The following code gets decompilation output of the anonymous functions for an example comprehension and its corresponding genexp-passed-to-list
:
import dis
def f():
[x for x in []]
def g():
list(x for x in [])
dis.dis(f.__code__.co_consts[1])
dis.dis(g.__code__.co_consts[1])
The output for the comprehension is
4 0 BUILD_LIST 0
3 LOAD_FAST 0 (.0)
>> 6 FOR_ITER 12 (to 21)
9 STORE_FAST 1 (x)
12 LOAD_FAST 1 (x)
15 LIST_APPEND 2
18 JUMP_ABSOLUTE 6
>> 21 RETURN_VALUE
The output for the genexp is
7 0 LOAD_FAST 0 (.0)
>> 3 FOR_ITER 11 (to 17)
6 STORE_FAST 1 (x)
9 LOAD_FAST 1 (x)
12 YIELD_VALUE
13 POP_TOP
14 JUMP_ABSOLUTE 3
>> 17 LOAD_CONST 0 (None)
20 RETURN_VALUE
You can actually show that the two can have different outcomes to prove they are inherently different:
>>> list(next(iter([])) if x > 3 else x for x in range(10))
[0, 1, 2, 3]
>>> [next(iter([])) if x > 3 else x for x in range(10)]

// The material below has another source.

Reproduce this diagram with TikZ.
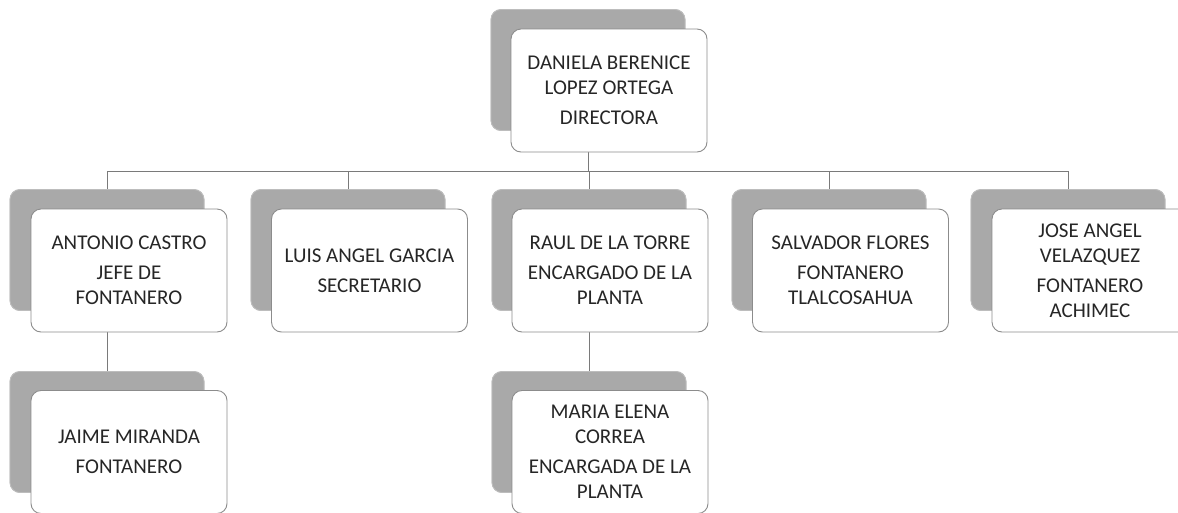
\documentclass[tikz,border=0pt]{standalone}
\usepackage{fontspec}
\setmainfont{Carlito}
\newcommand\cardfont{\fontsize{21}{25}\selectfont}
\definecolor{textc}{HTML}{262626}
\definecolor{shadowc}{HTML}{A9A9A9}
\definecolor{shadowline}{HTML}{BDBDBD}
\definecolor{cardline}{HTML}{8C8C8C}
\definecolor{linkc}{HTML}{7A7A7A}
\tikzset{
  card/.style={draw=cardline, line width=0.9pt, fill=white, rounded corners=10pt,
    minimum width=196pt, minimum height=123pt, align=center, font=\cardfont,
    text=textc, inner sep=2pt},
  shadebox/.style={draw=shadowline, line width=0.8pt, fill=shadowc, rounded corners=10pt,
    minimum width=194pt, minimum height=121pt},
  link/.style={draw=linkc, line width=0.9pt}
}
\begin{document}
\begin{tikzpicture}[x=1pt,y=-1pt]
\clip (0,0) rectangle (1178,512);
\fill[white] (0,0) rectangle (1178,512);
\coordinate (bus) at (0,171);
% shadow boxes
\node[shadebox] (s0) at (588,70) {};
\node[shadebox] (s1) at (107,250) {};
\node[shadebox] (s2) at (348,250) {};
\node[shadebox] (s3) at (589,250) {};
\node[shadebox] (s4) at (829,250) {};
\node[shadebox] (s5) at (1068,250) {};
\node[shadebox] (s6) at (107,432) {};
\node[shadebox] (s7) at (589,432) {};
% connectors (behind cards)
\foreach \k in {1,...,5}{
  \draw[link] (s0.center) -- (s0.center |- bus) -- (s\k.center |- bus) -- (s\k.north);
}
\draw[link] (s1.center) -- (s6.north);
\draw[link] (s3.center) -- (s7.north);
% redraw shadows over connector ends
\foreach \k in {0,...,7}{
  \node[shadebox] at (s\k) {};
}
% cards
\node[card] (n0) at (609,90.5) {DANIELA BERENICE\\LOPEZ ORTEGA\\[5pt]DIRECTORA};
\node[card] (n1) at (129,270.5) {ANTONIO CASTRO\\[5pt]JEFE DE\\FONTANERO};
\node[card] (n2) at (369.5,270.5) {LUIS ANGEL GARCIA\\[5pt]SECRETARIO};
\node[card] (n3) at (610,270.5) {RAUL DE LA TORRE\\[5pt]ENCARGADO DE LA\\PLANTA};
\node[card] (n4) at (850.5,270.5) {SALVADOR FLORES\\[5pt]FONTANERO\\TLALCOSAHUA};
\node[card] (n5) at (1090,270.5) {JOSE ANGEL\\VELAZQUEZ\\[5pt]FONTANERO\\ACHIMEC};
\node[card] (n6) at (129,452) {JAIME MIRANDA\\[5pt]FONTANERO};
\node[card] (n7) at (610,452) {MARIA ELENA\\CORREA\\[5pt]ENCARGADA DE LA\\PLANTA};
\end{tikzpicture}
\end{document}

Traceback (most recent call last):
File "<stdin>", line 1, in <module>
File "<stdin>", line 1, in <listcomp>
StopIteration
The expression inside the comprehension is not treated as a generator since the comprehension does not handle the StopIteration
, whereas the list
constructor does.
They aren't the same, list()
will evaluate what ever is given to it after what is in the parentheses has finished executing, not before.
The []
in python is a bit magical, it tells python to wrap what ever is inside it as a list, more like a type hint for the language.